Vergleichsweise niedrige Energiekosten waren auch in den vergangenen Jahren ein Argument für energieintensive Branchen, eine Niederlassung in den USA zu prüfen. Seit Ausbruch des Krieges in der Ukraine steigen zwar auch die Preise in den USA, jedoch nicht so stark wie in Deutschland. Vor allem Betriebe der Aluminium-, Chemie-, Glas-, Keramik-, Stahl- und Zementindustrie erwägen daher ihre US-Standorte zu stärken. Nur zwei Beispiele: BASF will in Nordamerika bis 2026 fast 4 Milliarden US$ investieren, ArcelorMittal drosselt die Produktion in zwei deutschen Werken und erhöht sie in seinem Werk in Texas.

US-Südstaaten werben um deutsche Unternehmen

Vor allem südliche US-Bundesstaaten nutzen diese Situation und bieten neben günstiger Energie gleich auch Steuererleichterungen und andere Hilfen an. Besonders rührig ist Oklahoma: So haben die deutschen Unternehmen Lufthansa, Aldi, Fresenius und Siemens laut Handelsblatt dort zusammen rund 300 Millionen US$ in den Ausbau ihrer US-Niederlassungen investiert. Einem Focus-Bericht zufolge schicken die Bundessstaaten sogar Personal nach Deutschland, um die Bedarfe deutscher Unternehmen zu ermitteln und ihnen dadurch den Start in den USA zu erleichtern.

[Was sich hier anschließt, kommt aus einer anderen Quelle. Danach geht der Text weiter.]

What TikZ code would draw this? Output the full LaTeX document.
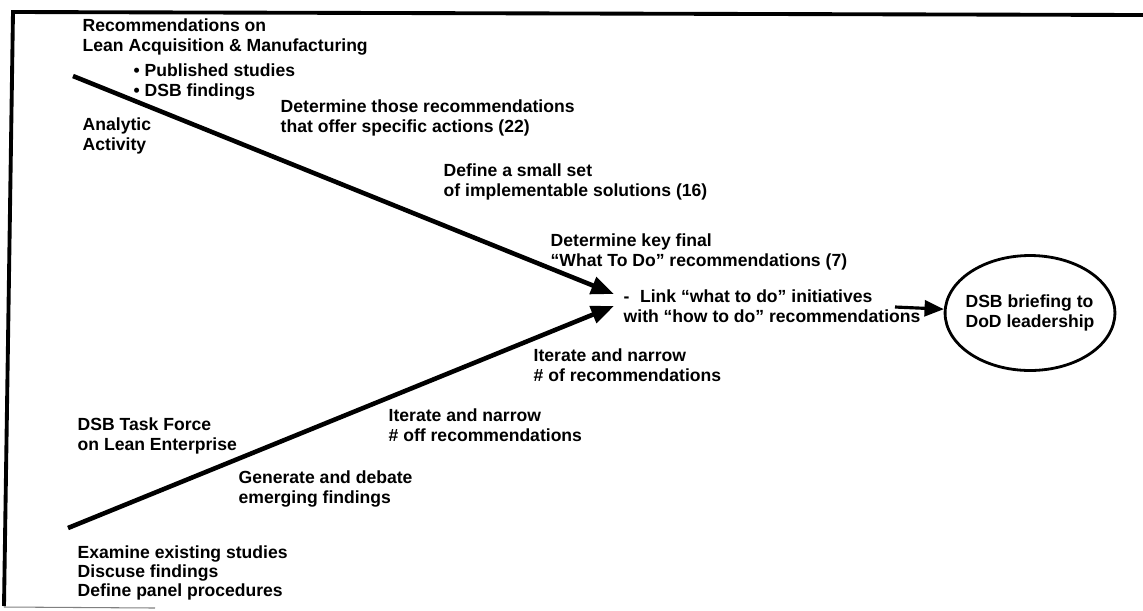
\documentclass[tikz,border=0pt]{standalone}
\usepackage{fontspec}
\setmainfont{Liberation Sans}
\usetikzlibrary{positioning,arrows.meta,shapes.geometric}

\begin{document}
\begin{tikzpicture}[x=0.02cm, y=-0.02cm, thick,
		main/.style = {anchor=north west, inner sep=0pt, align=left, font=\fontsize{10}{11.3}\selectfont\bfseries},
		fish/.style = {line width=2.6pt, -{Triangle[length=13pt, width=10pt]}},
		frame/.style = {line width=2.2pt}]
		\useasboundingbox (0,0) rectangle (1143,610);
		\draw[frame] (1143,15) -- (13,12) -- (4,606);
		\draw[line width=0.6pt, gray] (4,607) -- (155,608);
		\node[main] (1) at (82,18) {Recommendations on\\Lean Acquisition \& Manufacturing};
		\node[main] (2) at (133,63) {• Published studies\\• DSB findings};
		\node[main] (3) at (82,117) {Analytic\\Activity};
		\node[main] (4) at (280,99) {Determine those recommendations\\that offer specific actions (22)};
		\node[main] (5) at (443,163) {Define a small set\\of implementable solutions (16)};
		\node[main] (6) at (550,233) {Determine key final\\“What To Do” recommendations (7)};
		\node[main] (7) at (623,289) {-\hspace{6pt}Link “what to do” initiatives\\with “how to do” recommendations};
		\node[main] (8) at (533,348) {Iterate and narrow\\\# of recommendations};
		\node[main] (9) at (77,417) {DSB Task Force\\on Lean Enterprise};
		\node[main] (10) at (388,408) {Iterate and narrow\\\# off recommendations};
		\node[main] (11) at (238,470) {Generate and debate\\emerging findings};
		\node[main, font=\fontsize{10}{10.8}\selectfont\bfseries] (12) at (77,545) {Examine existing studies\\Discuse findings\\Define panel procedures};
		\node[main, anchor=center, draw, ellipse, line width=1.6pt, inner xsep=-2.5pt, inner ysep=0pt, minimum height=2.3cm] (13) at (1030,313) {DSB briefing to\\DoD leadership};
		\coordinate (a) at (73,76);
		\coordinate (b) at (68,528);
		\coordinate (c) at (614,294);
		\coordinate (d) at (614,306);
		\coordinate (e) at (895,307);
		\path[fish] (a) edge (c)
			(b) edge (d);
		\path[line width=1.8pt, -{Triangle[length=11pt, width=9pt]}] (e) edge (13);
	\end{tikzpicture}
\end{document}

US-Südstaaten punkten bei europäischen Herstellern auch durch niedrigere Löhne und einen geringeren gewerkschaftlichen Organisationsgrad im Vergleich zu vielen anderen Landesteilen. Zudem wollen viele Unternehmen näher an ihren nordamerikanischen Kunden produzieren und sie beziehen auch mehr Teile vor Ort, selbst wenn sie dann teurer sind. Denn: „Die Lieferzeit per Seeweg aus Asien hat sich gegenüber der Vor-Corona-Zeit in etwa verdoppelt - und der Zeitfaktor ist oft schlimmer als die Zusatzkosten, etwa durch Diversifizierung der Lieferquellen“, sagt Bernd Fischer, Chief Executive Officer (CEO) von KS Kolbenschmidt U.S., Teil der Rheinmetall-Gruppe. Der Zulieferer stellt in seinem Werk in Marinette, Wisconsin, Aluminium- und Stahlkolben her und hat wie so viele damit zu kämpfen, dass die sensiblen Lieferketten nicht mehr synchronisiert sind.